Die Spezialisten wiederum sind dann gefragt, wenn die komplexen Kundenanforderungen im Detail und mit der gewählten Technologie in eine Lösung umgesetzt werden, also etwa Schnittstellen exakt definiert und programmiert werden müssen. Spezialisten sind demnach gut ausgebildete Fachleute, die über profunde analytische Fähigkeiten verfügen und sich bereits frühzeitig auf eine Technologie oder ein Entwicklungsframework fokussiert haben. Sie sind in der Lage, komplexe Architekturen und daraus hoch performante, skalierbare Systeme zu entwickeln.




Kein Kunde wird allerdings für eine Dienstleistung zahlen, in die sich der Entwickler erst einmal selbst einarbeiten muss – er verlangt vielmehr eine Lösung, die sich sauber integriert und fehlerfrei arbeitet. Kunden wollen keine Programme mehr – sie erwarten Lösungen.
Und genau das macht den Unterschied: Die Ära der klassischen Programmierer ist vorbei, heute werden Lösungsentwickler gesucht. Denn einfache oder standardisierte Modulentwicklungen erfolgen längst in preiswerten Off-Shoring-Zentren. Um als Entwickler in diesem Konkurrenzkampf zu bestehen, sind sowohl die Bereitschaft als auch die Fähigkeit zu vernetztem Denken unabdingbar.


Fazit

Wer eine zügige Karriereplanung anstrebt, sollte bereits während seiner Ausbildungs- respektive Studienzeit den Bezug zur Praxis suchen und sich möglichst schon auf eine Technologie spezialisieren. Dazu sollten die verschiedenen Technologien gegenüber­gestellt und deren Entwicklung verfolgt werden. Die Grundvoraussetzung ist jedoch in jedem Fall, dass nicht nur der anvisierte Verdienst, sondern vielmehr echte Begeisterung der Motor des eigenen Handelns ist.



Entwickler sollten sich von Zeit zu Zeit durchaus selbstkritisch fragen: Programmiere ich noch, oder entwickle ich schon? Habe ich bei meinem derzeitigen Arbeit­geber die Möglichkeit, mich zum Experten weiterzuentwickeln? Oder springe ich nur in diversen Projekten hin und her, ohne jede Chance auf tiefere Einblicke und profunderes Wissen? Werde ich in meiner fachlichen Weiterbildung durch einen strukturierten Trainingsplan und regelmässige Zertifizierungen unterstützt?

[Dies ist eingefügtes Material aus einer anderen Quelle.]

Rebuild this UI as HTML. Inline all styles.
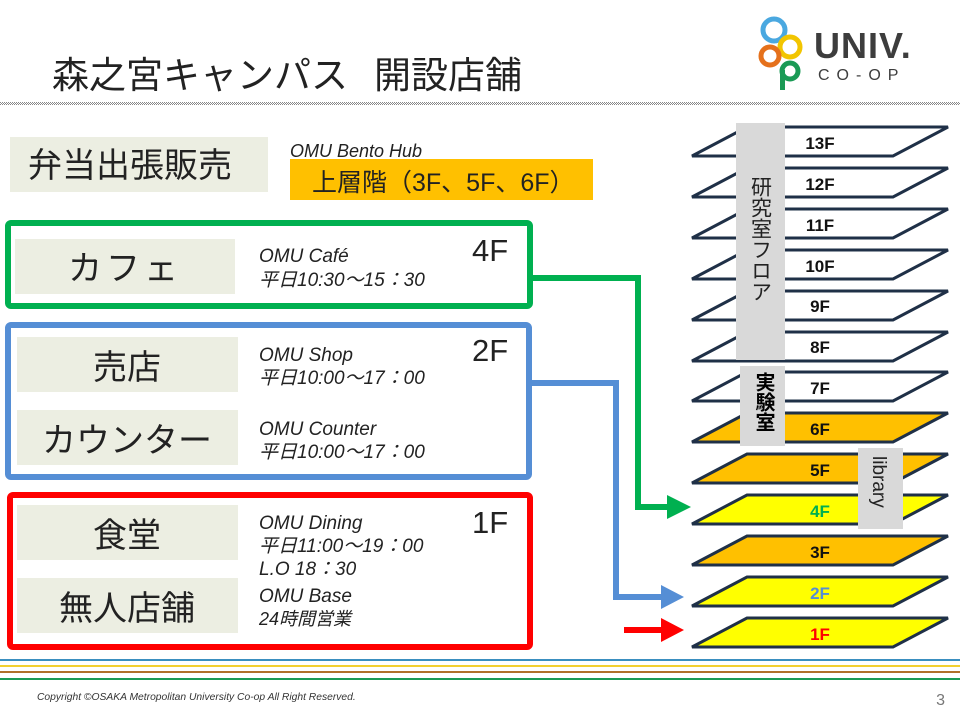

Können diese Fragen spontan
mit «Nein» beantwortet werden, dann ist es höchste Zeit für einen Jobwechsel.




Allerdings: Realistisch bleiben! Denn auch bei einem Jobwechsel ist man für den neuen Arbeitgeber nicht gleich automatisch der Spezialist. Zwar wählen viele Personalentscheider ihre Bewerber gezielt danach aus, ob sie eine solide Basis und damit schnelle Einsatzmöglichkeit in der bevorzugten Technologie mitbringen, aber das ist nur ein Teil des Anspruchs. Ein IT-Spezialist muss sich heute auch durch Offenheit, Flexibilität und hohe Lernbereitschaft auszeichnen und ein hohes Mass an Service- und Kundenorientierung mitbringen. Unternehmen suchen IT-Fachkräfte als Partner. Gurus haben dabei keinen Platz.